I highly recommend ‘Skeptics in the Pub’ events to anyone who likes stimulating talks and critical thinking.

14 Responses to Random thoughts on meditation

  • Somehow, I suspect your thoughts are rarely random.

    It’s great to see a competent thinker address a topic that’s new to their scrutiny. There are lots of subjects where my ignorance prevents the formation of an opinion (free will, for example), so I focus my enthusiasm on enquiry and testing ideas to destruction – some fail quite quickly, fuelling even more curiosity about how folk fall for them.

    Sceptics in the pub is an excellent forum. Café Scientifique is worth a visit. In Shrewsbury, there’s Hmmm Squad with a vibrant and eclectic range of topics hitting the gang each month. They’re all always well-attended.

  • “Evidence for effectiveness in any indication is week.” Your spelling is certainly week, Sorry I mean weak”

  • There is no doubt, you have no thorough own experience with meditation, otherwise you would not have made such a superficial “bold marked” conclusion on this subject, in my opinion..

    Meditation is a useful way to “reset” your mind after a busy day, and a big help to keep you mentally healthy and to release inner stress.

    Mental illness is becoming one of the defining global health challenges of the 21st century..
    Medition now is an very important tool to keep your mind healthy, you will positive experience his value when you practice this on daily basis.

    20 Scientific Reasons to Start Meditating.
    https://www.psychologytoday.com/us/blog/feeling-it/201309/20-scientific-reasons-start-meditating-today

    Depression in the UK: The Facts and Figures You Should Know.
    https://www.mytherapyapp.com/blog/overcome-depression-uk-infographic-2017

    How meditation could be beneficial in schools.
    https://www.independent.co.uk/life-style/health-and-families/features/how-meditation-could-be-beneficial-in-schools-10355650.html

    • ok, you know better what experience I have than I.
      congratulation!
      I did not know that meditation enables you do that too.
      in any case, I asked you for evidence, and you keep supplying rubbish.

      • Edzard said: “and you keep supplying rubbish”.

        In response to your comment, I think we need more scientific educated women, they can better put things into perspective and bring more wisdom to science.. It is obvious that the skeptical movement is heavily dominated by men.
        There is no balance, a rational (dogmatic) view prevails..

  • There is no doubt, you have no thorough own experience with meditation, otherwise you would not have made such a superficial “bold marked” conclusion on this subject, in my opinion..

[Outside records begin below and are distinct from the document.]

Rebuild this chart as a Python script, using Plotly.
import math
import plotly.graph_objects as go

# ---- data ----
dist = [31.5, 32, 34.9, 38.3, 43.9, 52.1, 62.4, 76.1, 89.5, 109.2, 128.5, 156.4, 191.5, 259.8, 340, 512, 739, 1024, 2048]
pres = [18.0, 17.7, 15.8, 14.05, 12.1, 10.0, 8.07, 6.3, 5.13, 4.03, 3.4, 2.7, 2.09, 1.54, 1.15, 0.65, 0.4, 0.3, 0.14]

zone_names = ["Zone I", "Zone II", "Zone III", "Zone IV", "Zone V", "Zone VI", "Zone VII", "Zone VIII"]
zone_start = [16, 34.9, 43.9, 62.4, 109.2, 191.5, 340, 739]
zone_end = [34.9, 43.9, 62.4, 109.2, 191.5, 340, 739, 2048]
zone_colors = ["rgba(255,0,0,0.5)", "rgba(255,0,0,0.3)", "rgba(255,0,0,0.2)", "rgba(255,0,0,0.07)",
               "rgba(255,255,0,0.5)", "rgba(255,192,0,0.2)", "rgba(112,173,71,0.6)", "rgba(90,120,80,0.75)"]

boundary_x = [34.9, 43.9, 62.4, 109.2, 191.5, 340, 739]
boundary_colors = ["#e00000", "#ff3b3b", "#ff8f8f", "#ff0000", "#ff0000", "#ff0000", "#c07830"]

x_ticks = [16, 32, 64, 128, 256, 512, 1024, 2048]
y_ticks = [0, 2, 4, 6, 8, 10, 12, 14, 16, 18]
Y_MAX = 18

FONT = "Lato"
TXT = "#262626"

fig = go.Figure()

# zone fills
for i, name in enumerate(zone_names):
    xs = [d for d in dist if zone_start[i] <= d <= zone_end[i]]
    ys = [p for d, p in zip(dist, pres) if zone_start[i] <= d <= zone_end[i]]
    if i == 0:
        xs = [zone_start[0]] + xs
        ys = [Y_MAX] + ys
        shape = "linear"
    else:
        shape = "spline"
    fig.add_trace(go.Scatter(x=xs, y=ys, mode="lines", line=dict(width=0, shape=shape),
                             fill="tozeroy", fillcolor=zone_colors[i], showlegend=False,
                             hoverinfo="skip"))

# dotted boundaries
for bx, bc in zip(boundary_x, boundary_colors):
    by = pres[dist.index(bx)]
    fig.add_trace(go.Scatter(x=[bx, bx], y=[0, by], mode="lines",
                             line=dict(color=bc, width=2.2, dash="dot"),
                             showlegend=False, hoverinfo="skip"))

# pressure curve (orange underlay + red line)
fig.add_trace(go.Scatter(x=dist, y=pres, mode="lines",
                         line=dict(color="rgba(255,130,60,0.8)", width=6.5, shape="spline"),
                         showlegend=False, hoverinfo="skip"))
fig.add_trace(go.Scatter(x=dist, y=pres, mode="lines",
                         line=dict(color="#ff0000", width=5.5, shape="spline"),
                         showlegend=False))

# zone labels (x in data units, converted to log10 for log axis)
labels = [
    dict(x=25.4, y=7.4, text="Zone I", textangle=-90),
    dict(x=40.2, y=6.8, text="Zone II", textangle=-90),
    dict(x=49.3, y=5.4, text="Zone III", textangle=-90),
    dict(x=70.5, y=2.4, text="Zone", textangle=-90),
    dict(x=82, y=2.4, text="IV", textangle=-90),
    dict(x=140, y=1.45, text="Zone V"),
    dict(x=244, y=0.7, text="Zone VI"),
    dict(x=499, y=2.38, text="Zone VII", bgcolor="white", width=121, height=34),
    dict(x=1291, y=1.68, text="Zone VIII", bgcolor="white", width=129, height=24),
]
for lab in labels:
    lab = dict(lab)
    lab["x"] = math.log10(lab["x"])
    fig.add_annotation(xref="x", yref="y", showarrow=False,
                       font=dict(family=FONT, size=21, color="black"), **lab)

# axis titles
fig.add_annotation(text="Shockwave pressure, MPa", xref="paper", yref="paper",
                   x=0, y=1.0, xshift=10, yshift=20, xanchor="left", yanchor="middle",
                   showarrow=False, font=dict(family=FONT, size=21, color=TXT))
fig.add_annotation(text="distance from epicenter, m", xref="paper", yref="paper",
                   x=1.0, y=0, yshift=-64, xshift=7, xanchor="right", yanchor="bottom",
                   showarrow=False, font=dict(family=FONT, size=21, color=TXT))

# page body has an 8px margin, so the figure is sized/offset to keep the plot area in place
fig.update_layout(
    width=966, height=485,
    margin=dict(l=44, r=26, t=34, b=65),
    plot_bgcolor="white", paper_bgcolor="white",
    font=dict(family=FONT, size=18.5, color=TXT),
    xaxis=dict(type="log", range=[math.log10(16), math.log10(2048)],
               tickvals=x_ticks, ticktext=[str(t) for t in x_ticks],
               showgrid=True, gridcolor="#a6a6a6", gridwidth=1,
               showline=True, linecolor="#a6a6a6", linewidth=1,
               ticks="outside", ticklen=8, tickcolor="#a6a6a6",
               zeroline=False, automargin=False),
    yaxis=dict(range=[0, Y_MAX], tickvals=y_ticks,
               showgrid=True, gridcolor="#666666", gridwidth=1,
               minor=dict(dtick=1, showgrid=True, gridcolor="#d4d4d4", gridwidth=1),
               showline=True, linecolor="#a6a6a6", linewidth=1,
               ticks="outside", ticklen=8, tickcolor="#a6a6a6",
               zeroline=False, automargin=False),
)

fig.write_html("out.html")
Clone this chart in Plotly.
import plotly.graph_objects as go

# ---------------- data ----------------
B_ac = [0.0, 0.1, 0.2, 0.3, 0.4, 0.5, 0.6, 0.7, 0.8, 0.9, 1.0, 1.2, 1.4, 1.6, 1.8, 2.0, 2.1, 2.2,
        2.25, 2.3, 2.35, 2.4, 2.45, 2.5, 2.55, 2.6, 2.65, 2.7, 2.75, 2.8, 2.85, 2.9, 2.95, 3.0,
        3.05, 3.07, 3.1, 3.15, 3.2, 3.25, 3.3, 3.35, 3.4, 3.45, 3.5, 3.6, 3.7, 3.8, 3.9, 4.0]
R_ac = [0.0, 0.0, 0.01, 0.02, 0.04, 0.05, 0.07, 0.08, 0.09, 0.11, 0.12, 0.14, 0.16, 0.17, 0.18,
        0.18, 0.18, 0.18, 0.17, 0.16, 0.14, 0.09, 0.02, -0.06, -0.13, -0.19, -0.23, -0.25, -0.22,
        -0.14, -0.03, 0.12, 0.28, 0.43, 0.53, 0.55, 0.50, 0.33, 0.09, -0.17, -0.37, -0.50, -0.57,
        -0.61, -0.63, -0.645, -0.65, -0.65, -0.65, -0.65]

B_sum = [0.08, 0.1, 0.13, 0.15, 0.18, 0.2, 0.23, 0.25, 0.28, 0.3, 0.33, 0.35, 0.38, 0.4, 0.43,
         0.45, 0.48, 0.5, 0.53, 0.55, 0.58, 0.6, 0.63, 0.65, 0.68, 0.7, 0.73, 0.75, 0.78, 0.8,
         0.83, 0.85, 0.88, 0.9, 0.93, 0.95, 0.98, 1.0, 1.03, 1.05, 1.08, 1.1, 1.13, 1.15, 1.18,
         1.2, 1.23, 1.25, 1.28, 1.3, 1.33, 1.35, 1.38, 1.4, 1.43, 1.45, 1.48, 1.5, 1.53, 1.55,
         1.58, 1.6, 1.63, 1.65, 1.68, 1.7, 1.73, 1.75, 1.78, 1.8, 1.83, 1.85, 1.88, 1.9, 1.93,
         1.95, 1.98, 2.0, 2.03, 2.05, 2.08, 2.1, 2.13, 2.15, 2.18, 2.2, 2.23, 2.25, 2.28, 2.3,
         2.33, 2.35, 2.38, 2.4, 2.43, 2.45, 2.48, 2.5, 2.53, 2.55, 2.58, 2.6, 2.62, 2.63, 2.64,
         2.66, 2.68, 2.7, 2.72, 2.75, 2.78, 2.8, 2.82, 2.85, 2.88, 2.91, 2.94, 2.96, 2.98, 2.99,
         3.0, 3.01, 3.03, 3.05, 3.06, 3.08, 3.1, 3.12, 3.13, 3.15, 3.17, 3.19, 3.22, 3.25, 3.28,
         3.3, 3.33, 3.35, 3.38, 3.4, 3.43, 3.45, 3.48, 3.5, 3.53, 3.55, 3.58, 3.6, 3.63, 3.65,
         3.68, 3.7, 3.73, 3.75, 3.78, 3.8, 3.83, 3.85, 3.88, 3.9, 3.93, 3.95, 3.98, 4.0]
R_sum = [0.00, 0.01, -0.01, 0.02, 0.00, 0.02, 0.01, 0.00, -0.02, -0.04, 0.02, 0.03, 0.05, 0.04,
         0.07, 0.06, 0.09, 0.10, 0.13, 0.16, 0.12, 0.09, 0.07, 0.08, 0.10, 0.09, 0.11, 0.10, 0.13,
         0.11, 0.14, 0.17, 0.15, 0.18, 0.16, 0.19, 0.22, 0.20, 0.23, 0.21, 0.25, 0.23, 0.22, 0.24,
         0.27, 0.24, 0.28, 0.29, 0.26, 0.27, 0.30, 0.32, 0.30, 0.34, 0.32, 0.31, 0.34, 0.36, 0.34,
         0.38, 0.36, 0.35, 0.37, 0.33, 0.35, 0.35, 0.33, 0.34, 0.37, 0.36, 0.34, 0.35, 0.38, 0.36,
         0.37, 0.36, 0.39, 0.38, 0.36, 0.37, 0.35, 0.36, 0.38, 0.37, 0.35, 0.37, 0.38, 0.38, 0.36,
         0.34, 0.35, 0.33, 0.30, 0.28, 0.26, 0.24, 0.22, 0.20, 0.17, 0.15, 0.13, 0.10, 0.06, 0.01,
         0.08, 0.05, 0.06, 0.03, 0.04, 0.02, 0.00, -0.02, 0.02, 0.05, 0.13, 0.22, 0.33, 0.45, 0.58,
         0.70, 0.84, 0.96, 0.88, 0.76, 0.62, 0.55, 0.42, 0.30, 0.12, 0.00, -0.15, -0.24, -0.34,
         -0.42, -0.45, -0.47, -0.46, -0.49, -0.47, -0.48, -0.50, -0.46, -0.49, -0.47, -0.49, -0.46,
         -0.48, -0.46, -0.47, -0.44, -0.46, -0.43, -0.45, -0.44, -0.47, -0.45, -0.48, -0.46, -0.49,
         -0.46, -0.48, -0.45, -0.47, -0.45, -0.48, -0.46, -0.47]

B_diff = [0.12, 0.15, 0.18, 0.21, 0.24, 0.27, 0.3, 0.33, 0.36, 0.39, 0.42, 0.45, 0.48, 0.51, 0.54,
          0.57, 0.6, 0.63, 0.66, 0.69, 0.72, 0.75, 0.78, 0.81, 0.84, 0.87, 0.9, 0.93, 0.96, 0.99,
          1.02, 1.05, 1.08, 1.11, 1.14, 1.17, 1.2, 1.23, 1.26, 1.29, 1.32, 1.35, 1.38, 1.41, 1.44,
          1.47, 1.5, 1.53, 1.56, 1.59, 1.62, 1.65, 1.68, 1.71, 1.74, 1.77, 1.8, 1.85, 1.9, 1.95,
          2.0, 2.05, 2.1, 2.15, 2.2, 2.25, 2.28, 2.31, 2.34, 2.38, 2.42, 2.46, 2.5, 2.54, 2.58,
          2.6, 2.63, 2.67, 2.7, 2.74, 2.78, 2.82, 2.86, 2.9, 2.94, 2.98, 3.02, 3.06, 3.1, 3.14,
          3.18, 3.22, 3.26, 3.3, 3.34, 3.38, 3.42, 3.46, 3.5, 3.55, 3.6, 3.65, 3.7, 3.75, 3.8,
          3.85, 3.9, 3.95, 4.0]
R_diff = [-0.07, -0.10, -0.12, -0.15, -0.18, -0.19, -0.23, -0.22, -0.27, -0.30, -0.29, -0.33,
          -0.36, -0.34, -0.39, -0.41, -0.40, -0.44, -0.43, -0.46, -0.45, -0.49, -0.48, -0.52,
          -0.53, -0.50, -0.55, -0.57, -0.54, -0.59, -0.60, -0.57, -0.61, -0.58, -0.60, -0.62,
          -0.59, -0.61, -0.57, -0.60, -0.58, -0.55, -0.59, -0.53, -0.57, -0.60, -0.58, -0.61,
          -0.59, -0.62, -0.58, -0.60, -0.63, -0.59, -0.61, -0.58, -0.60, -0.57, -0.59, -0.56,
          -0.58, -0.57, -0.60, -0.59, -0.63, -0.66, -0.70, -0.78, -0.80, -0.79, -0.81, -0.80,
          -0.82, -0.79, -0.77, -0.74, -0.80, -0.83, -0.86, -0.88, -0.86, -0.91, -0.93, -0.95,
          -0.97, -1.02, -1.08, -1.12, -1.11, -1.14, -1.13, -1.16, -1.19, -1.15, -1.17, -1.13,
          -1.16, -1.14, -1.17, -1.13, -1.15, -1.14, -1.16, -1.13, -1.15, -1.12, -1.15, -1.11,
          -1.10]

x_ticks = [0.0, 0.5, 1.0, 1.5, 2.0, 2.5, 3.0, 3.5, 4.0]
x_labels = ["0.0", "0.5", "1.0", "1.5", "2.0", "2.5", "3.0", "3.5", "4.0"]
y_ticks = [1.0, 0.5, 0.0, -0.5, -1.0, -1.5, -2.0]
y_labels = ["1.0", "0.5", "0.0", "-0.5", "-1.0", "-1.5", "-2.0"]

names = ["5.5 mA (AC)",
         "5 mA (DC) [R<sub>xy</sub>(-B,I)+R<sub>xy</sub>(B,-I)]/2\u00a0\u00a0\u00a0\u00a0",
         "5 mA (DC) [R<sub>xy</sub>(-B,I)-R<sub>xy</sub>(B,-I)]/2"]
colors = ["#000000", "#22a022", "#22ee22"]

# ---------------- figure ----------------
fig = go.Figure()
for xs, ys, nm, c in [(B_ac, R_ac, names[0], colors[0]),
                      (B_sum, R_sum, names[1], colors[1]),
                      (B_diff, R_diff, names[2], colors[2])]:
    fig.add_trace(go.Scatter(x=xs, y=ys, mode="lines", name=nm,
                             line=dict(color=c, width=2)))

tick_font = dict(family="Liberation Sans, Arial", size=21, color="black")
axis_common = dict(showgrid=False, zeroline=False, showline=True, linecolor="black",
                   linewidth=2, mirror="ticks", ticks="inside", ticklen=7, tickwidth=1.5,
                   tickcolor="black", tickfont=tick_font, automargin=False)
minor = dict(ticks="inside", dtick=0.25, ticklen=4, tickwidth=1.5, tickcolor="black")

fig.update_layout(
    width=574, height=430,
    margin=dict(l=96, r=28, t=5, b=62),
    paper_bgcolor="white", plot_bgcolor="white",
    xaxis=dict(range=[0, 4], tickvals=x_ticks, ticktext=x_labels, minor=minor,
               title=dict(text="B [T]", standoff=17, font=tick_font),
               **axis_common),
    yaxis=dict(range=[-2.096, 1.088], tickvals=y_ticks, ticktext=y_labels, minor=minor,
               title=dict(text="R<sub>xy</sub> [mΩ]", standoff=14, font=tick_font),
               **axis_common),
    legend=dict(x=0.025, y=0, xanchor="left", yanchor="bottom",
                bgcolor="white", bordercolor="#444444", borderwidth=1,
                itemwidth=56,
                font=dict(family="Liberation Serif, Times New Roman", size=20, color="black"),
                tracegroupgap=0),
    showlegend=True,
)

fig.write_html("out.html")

    Meditation is a useful way to “reset” your mind after a busy day,
    and a big help to keep you mentally healthy and to release inner stress.

    Mental illness is becoming one of the defining global health challenges of the 21st century..
    Medition now is an very important tool to keep your mind healthy, you will positive experience his value when you practice this on daily basis..

    20 Scientific Reasons to Start Meditating
    https://www.psychologytoday.com/us/blog/feeling-it/201309/20-scientific-reasons-start-meditating-today

    How meditation could be beneficial in schools
    https://www.independent.co.uk/life-style/health-and-families/features/how-meditation-could-be-beneficial-in-schools-10355650.html

  • Practicing meditation helps keeping your mind more relaxed, you can say it helps to prevent mental issues.. The own experience will convince even you ;). Nothing more and nothing less…

    • “Practicing meditation helps keeping your mind more relaxed”
      this may be true [contrary to your blind assumption, I did a form of meditation once], but it has little to do with mental illness.
      perhaps you want to read up about evidence before you state nonsense?

  • Hello,
    I came here specifically to have Mr Ernst’s thoughts on meditation. I’m glad the article is here.
    I would like to know if the mention of “hundreds of studies, most of which are of poor or even very poor quality” includes those conducted by Richard Davidson at the University of Wisconsin. He’s the author of a book I read, entitled “Altered Traits / The Science of Meditation”.